Today, 21st June, is #ShowYourStripes day. These stripes, which show a colour for the average temperature of each year, blue for a cool year, red for a warm year, were invented by Ed Hawkins, climate scientist at the University of Reading, and though they’ve been around for a while, they’ve recently taken off on Twitter.

https://twitter.com/bbc5live/status/1141948862632026112

The trend is clearer when you look at the stripes for the whole world, since the local variability is ironed out. There’s still variability though, as our climate system is a complicated thing. There’s plenty of places in it for the additional heat to go, into warming the deep oceans or melting ice for instance, whereas what these stripes are showing is the recorded surface temperatures.
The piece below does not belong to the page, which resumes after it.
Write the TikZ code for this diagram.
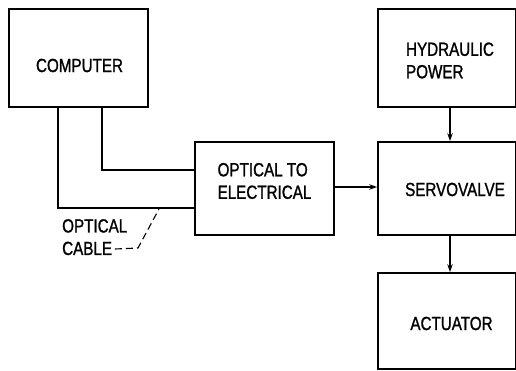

https://twitter.com/UNFCCC/status/1141999353046999040

With local temperatures being so variable, and memory so unreliable, it can be hard for people to get a clear sense of what’s happening to our planet. These stripes show that whilst you get cool years and warm years, there is a quite unmistakable warming trend, a trend that’s particularly pronounced in the last few decades.

Of course, we all know that and we’ve known it for a while, but there’s knowing and there’s KNOWING. Some things we know, if someone asks us, but it’s knowledge that gets filed away into a neglected back room of our memory bank as we go about our day to day lives. An image they say can speak a thousand words, or in this case, several thousands or millions of data points.